Gwendolen is a United States Air Force retired veteran, who served twenty-one honorable years in the military. Her 27 years professional journey has allowed her to carry the titles of Applied Behavioral Analysis Tutoring Therapist, Rape Crisis Center Hotline Operator, Mediator, Mediation Trainer, EO Counselor and Investigator, as well as Instructional Trainer providing education in the aforementioned specialties.
What to Expect
- Basic concepts of domestic violence
- Gas Lighting
- Helping a victim of abuse
- The recovery phase
- Why identifying a motivator helps?
- How to respond to triggers
- The safety action planning
- Denial, the center of domestic violence
- The hearts and flowers stage
- Managing domestic violence in the workplace
Gas lighting is the first stage of the domestic violence cycle that people usually ignore. It is an emotional form of abuse wherein the offender causes the victim to question their own instincts, feelings or reality that makes victims consistently apologize to themselves to make situations livable.
Concepts of Violence
Gwendolen defines violence as any threatening behavior between intimate partners that is violent or abusive. Below are the types of domestic violence.
- Sexual Financial
Tell-Tale Signs of Domestic Violence
Gwendolen shares some warning signs that may indicate a victim of domestic violence.
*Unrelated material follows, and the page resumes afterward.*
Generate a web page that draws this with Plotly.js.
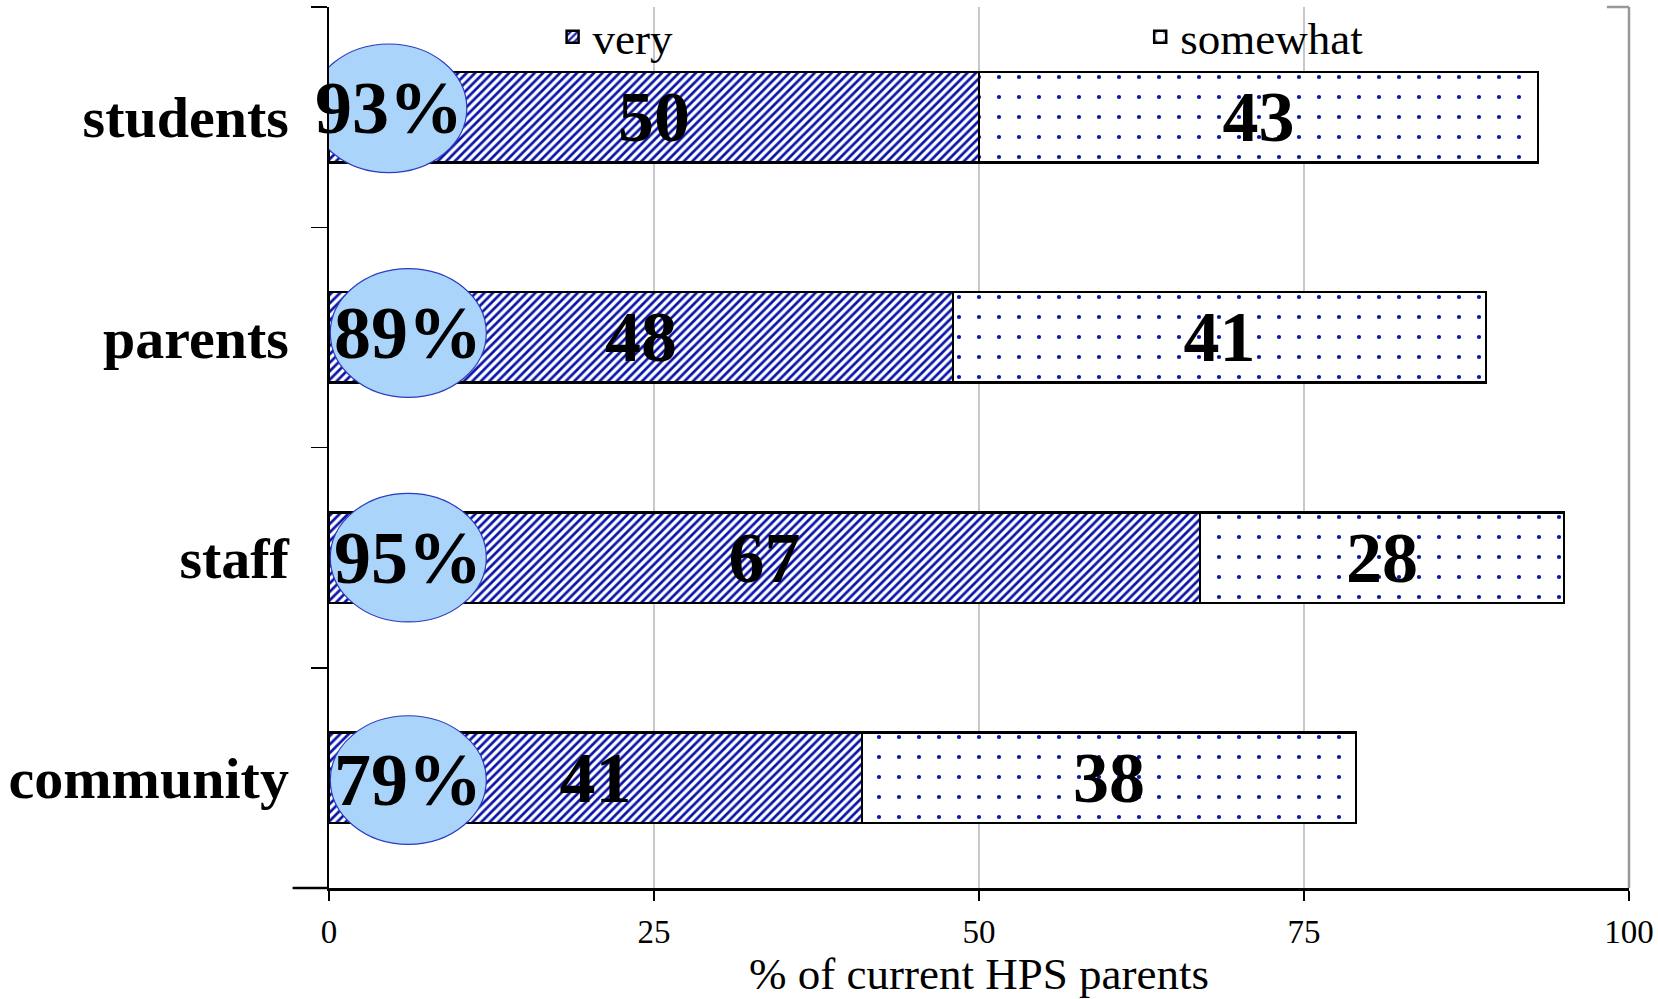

- Victims usually do something that has high risk
- Less contact with family and friends
- Body language
- Dress up a little differently covering a specific part of body
- Wears heavy makeup or clothing out of season
- Avoids functions at work and gathering at home
Characteristics of Abusers
Below is the list of behaviors that a potential domestic violence abuser have:
- Reluctance to understand the victim’s explanation
- Show negative behavior
- Divert victims away from their loved ones
- Obsessed with having power and control
- “If you are not emotionally ready to take the responsibility of what that person is going to say, seek help from someone that can intelligently assist them.”
- “Domestic violence victims don’t want to hear that it’s their fault, they are already getting that from their abuser, they don’t need a family member to co-sign.”
- “A motivator can help you recover, it can be anything or anyone.”
- “If you are in an abusive relationship, recognize that something is happening to you and that you are worthy, so much worth is there for you and its ok to tell your story.”
- “The way to get out of fear, shame and embarrassment is by telling your story. Start gaining control over your life.”
- “Recovery is a daily struggle, someone will make you remember the past so learn to respond to triggers.”
- “Do not let your fear control you, that is a mental torture.”
- “Domestic violence is not something that just happens at home, and it does impact the workplace.”
- “Happy employees are productive employees, do something to help.”
Do not sit in silence, be brave tell your story and get out of that relationship.